Re: [RFC] ATA/ATAPI exceptions doc

Jeff Garzik Wed, 07 Sep 2005 01:03:08 -0700

Tejun Heo wrote:

 Hello, ATA people.


 This is the first section of libata EH doc.  This section tries to
describe ATA/ATAPI errors and exceptions in driver-neutral way and is
intended to be used as reference when implementing new libata EH.

 The second section will be about current libata EH implementation and
the last will be how to implement new libata EH.

 Thanks.

libata EH
======================================

 This document first discusses what ATA/ATAPI error conditions exist
and how they should be handled.  Then, we move on to how libata
currently handles them and how it can be improved.  Where 'current'
represents ALL head of libata-dev-2.6 git tree as of 2005-08-26,
commit ab9b494f6aeab24eda2e6462e2fe73789c288e73.  References are made
to SCSI EH document.  Please read SCSI EH document first.

 A lot of EH ideas are from Jeff Garzik and others in the following
and other discussion threads on linux-ide.

 http://marc.theaimsgroup.com/?l=linux-ide&m=112451335416913&w=2


[1] ATA/ATAPI errors and exceptions

 This section tries to identify what error/exception conditions exist
for ATA/ATAPI devices and describe how they should be handled in
implementation-neutral way.

 The term 'error' is used to describe conditions where either an
explicit error condition is reported from device or a command has
timed out.

 The term 'exception' is either used to describe exceptional
conditions which are not errors (say, power or hotplug events), or to
describe both errors and non-error exceptional conditions.  Where
explicit distinction between error and exception is necessary, the
term 'non-error exception' is used.

 The following categories of exceptions exist for ATA/ATAPI devices.

 - HSM violation error
 - ATA command error (non-NCQ)
 - ATA command timeout (non-NCQ)
 - ATAPI command error
 - ATAPI command timeout
 - NCQ command error
 - NCQ command timeout
 - other errors
 - non-error exceptions



I would list the categories in this way:

- HSM violation, if driver or hardware is out of spec
- ATA/ATAPI device error (device populates Error register, or ABRT)
- ATAPI device check condition error
- ATA device error, during NCQ operations
- ATA bus error (usually indicated via command timeout, but some
  hardware includes error register bits specifically for these
  conditions)
        * includes DMA errors
        * includes SATA PHY errors
- PCI bus error (or whatever bus your host<->device path uses)
- Late successful completion.  Indicated via command timeout, where a
  final check of the hardware indicates the command actually did
  complete successfully.
- Unknown error.  Indicated via command timeout, where one cannot
  discern why the command timed out.
- Hotplug and power management exceptions.

[1-1-2] ATA command error (non-NCQ)

 This error is indicated by set ERR bit on ATA command completion.
STATUS and ERROR registers indicate what kind of error has occurred.
Interpretation of STATUS and ERROR may differ depending on command.

 This type of errors can be further categorized.

 a.

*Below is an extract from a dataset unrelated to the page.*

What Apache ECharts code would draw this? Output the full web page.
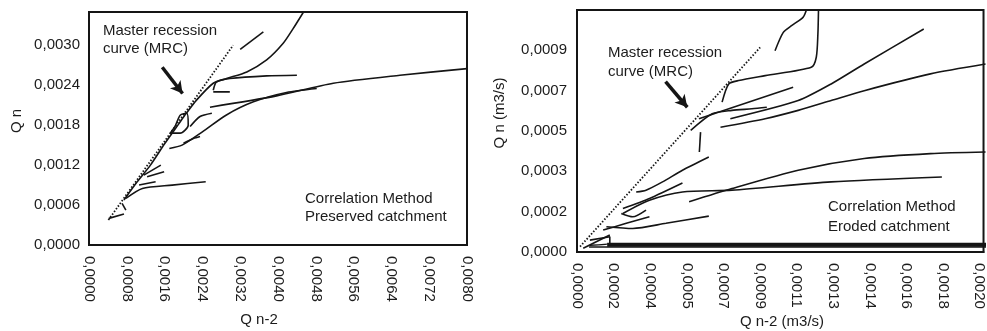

CRC error during transmission

    This is indicated by ICRC bit in the ERROR register.  Reset is not
    necessary as HSM is not violated but reconfiguring transport speed
    would help.


note this is a "bus" not "device" error

 b. Media errors

    This is indicated by UNC bit in the ERROR register.  ATA devices
    reports UNC error only after certain number of retries cannot
    recover the data, so there's nothing much else to do other than
    notifying upper layer.  Note that READ and WRITE commands report
    CHS or LBA of the first failed sector.  This could be used to
    complete successfully sectors in the request preceding the address
    although it's doubtful if it would actually help.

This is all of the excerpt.